Locate the word "with" in the data below, then copy every line that holds it.

* **RECORD LIST**
* * *

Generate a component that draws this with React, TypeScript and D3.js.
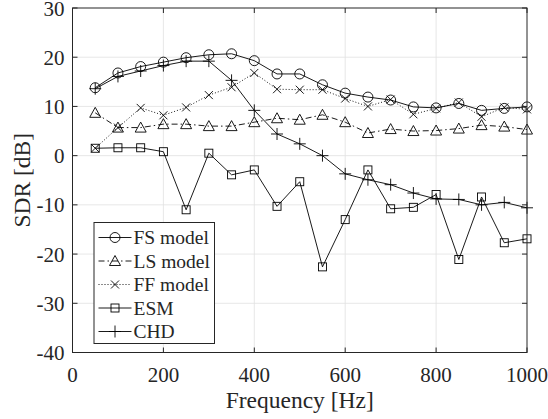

* * *

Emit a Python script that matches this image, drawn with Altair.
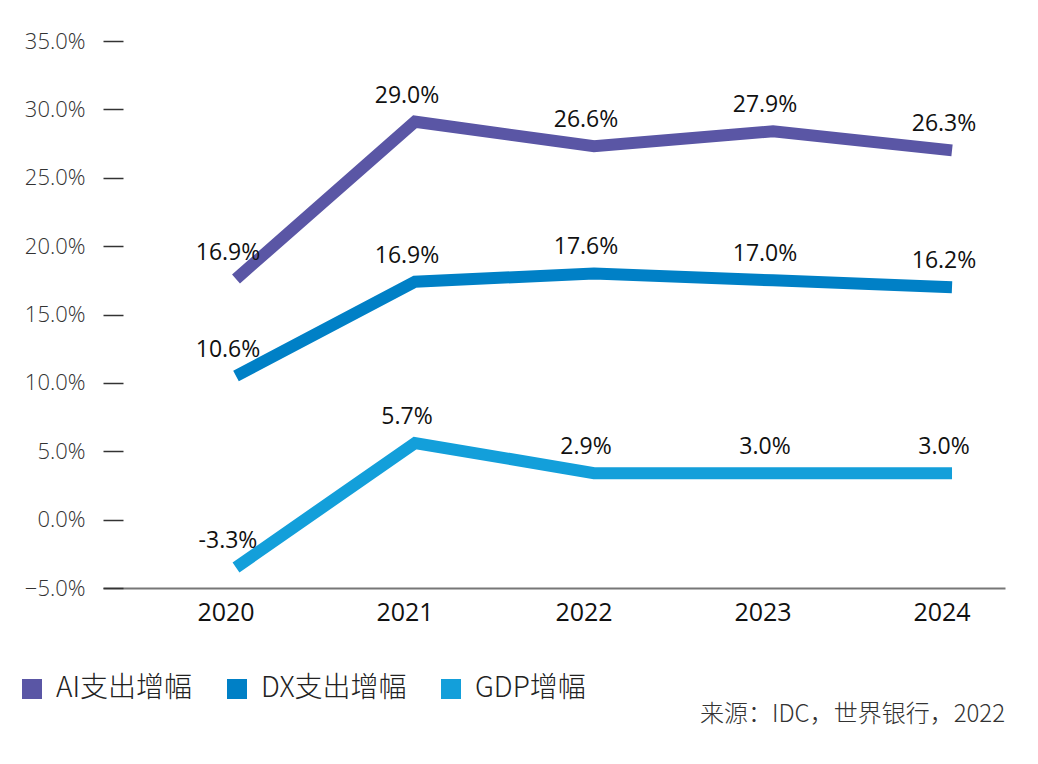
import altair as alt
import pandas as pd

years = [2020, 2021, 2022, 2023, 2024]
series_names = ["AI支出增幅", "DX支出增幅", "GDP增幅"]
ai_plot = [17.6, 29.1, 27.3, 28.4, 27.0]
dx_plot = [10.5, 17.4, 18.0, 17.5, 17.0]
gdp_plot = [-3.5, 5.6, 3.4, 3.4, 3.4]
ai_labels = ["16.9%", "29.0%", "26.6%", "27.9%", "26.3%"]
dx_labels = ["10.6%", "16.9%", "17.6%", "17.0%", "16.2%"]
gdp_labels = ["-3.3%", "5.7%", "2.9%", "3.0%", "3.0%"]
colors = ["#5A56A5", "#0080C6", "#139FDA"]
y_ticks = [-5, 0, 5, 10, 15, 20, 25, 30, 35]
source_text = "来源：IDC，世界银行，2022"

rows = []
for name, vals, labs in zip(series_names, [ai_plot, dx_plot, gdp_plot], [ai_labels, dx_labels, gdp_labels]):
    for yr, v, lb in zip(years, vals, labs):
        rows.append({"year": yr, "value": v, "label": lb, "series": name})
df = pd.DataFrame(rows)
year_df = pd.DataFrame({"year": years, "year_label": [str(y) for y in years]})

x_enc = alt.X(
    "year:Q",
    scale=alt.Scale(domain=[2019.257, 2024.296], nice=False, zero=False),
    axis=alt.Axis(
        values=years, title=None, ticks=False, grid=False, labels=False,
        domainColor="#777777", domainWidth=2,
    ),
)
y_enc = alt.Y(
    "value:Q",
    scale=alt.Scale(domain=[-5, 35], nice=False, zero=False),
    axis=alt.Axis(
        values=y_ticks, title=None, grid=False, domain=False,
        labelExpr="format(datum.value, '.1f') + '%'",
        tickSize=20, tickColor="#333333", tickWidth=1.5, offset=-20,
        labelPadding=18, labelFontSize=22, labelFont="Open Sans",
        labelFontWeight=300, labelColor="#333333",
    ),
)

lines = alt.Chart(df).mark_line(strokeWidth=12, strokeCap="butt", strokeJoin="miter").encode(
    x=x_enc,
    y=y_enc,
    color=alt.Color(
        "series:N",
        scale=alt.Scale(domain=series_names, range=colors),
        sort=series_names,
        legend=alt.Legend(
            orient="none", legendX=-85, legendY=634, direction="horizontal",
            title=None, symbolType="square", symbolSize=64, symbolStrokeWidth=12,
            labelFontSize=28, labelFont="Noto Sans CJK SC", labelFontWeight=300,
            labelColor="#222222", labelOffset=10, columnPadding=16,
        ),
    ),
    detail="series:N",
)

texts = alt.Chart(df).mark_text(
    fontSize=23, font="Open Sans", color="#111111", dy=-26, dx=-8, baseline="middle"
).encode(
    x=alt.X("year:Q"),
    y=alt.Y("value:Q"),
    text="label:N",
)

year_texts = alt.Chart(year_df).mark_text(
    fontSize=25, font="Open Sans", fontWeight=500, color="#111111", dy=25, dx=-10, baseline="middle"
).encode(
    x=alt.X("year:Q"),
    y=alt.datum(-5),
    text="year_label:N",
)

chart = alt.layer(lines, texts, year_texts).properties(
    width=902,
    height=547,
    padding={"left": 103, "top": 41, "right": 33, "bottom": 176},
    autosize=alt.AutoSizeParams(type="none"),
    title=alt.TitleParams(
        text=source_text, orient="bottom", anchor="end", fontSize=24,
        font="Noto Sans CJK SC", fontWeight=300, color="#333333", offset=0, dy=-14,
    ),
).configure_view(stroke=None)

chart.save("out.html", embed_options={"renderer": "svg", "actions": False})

* * *

* **SOLUTION TO THE EXERCISE**
Generate a component that draws this with React, TypeScript and D3.js.
Emit a Python script that matches this image, drawn with Altair.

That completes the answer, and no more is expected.